**GIVEN PROBLEM**.
Starting at the first line of the data, please print exactly those lines through the one that holds "(0,0) rectangle (862,770);", omitting every picture.

________________________

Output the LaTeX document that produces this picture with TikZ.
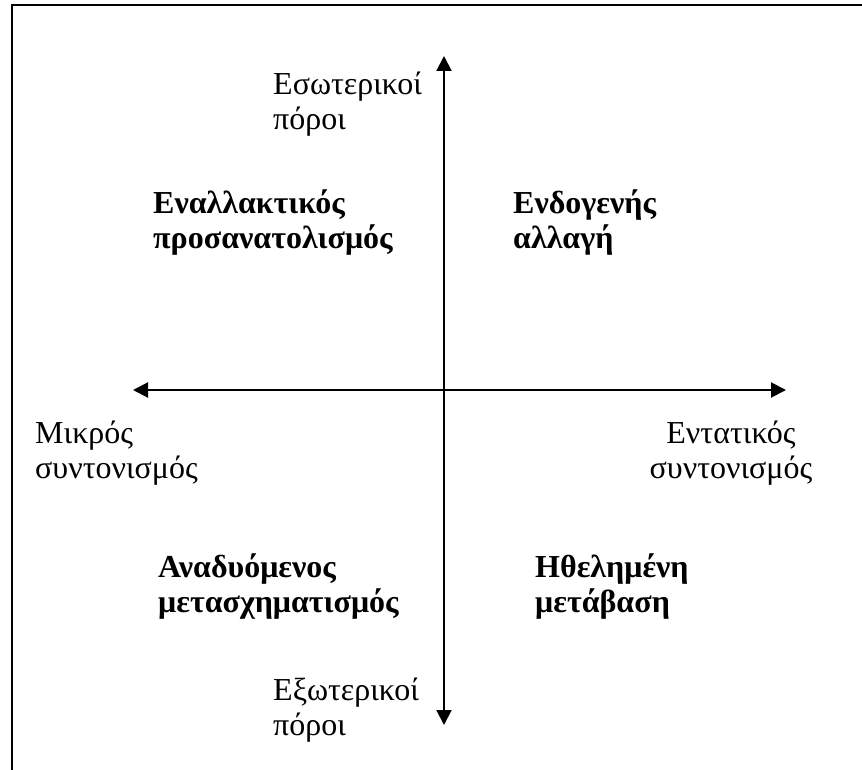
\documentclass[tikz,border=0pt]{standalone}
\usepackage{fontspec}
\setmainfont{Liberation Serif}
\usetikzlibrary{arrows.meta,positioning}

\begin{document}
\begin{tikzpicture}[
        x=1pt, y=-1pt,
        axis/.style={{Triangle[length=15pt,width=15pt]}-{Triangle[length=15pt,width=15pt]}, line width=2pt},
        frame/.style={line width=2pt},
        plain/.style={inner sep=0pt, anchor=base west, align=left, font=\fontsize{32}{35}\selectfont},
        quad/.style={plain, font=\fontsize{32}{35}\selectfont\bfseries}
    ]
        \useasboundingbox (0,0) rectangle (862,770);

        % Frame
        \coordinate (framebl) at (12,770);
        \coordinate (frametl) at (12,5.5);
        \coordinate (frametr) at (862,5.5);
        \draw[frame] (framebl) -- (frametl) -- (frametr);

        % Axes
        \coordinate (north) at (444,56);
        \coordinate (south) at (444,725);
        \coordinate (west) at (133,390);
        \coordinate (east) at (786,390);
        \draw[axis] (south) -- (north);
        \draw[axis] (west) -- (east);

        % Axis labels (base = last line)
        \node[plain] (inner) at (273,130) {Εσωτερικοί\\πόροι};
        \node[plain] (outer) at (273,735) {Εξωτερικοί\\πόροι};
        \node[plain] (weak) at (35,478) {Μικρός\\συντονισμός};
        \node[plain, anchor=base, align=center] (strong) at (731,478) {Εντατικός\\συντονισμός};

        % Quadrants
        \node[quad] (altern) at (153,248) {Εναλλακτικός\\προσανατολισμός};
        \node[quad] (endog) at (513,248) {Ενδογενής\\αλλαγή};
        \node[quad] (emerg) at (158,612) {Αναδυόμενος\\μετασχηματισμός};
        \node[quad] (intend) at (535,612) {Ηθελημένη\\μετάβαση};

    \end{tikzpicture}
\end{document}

________________________

**ANSWER IN FULL**.
Output the LaTeX document that produces this picture with TikZ.
\documentclass[tikz,border=0pt]{standalone}
\usepackage{fontspec}
\setmainfont{Liberation Serif}
\usetikzlibrary{arrows.meta,positioning}

\begin{document}
\begin{tikzpicture}[
        x=1pt, y=-1pt,
        axis/.style={{Triangle[length=15pt,width=15pt]}-{Triangle[length=15pt,width=15pt]}, line width=2pt},
        frame/.style={line width=2pt},
        plain/.style={inner sep=0pt, anchor=base west, align=left, font=\fontsize{32}{35}\selectfont},
        quad/.style={plain, font=\fontsize{32}{35}\selectfont\bfseries}
    ]
        \useasboundingbox (0,0) rectangle (862,770);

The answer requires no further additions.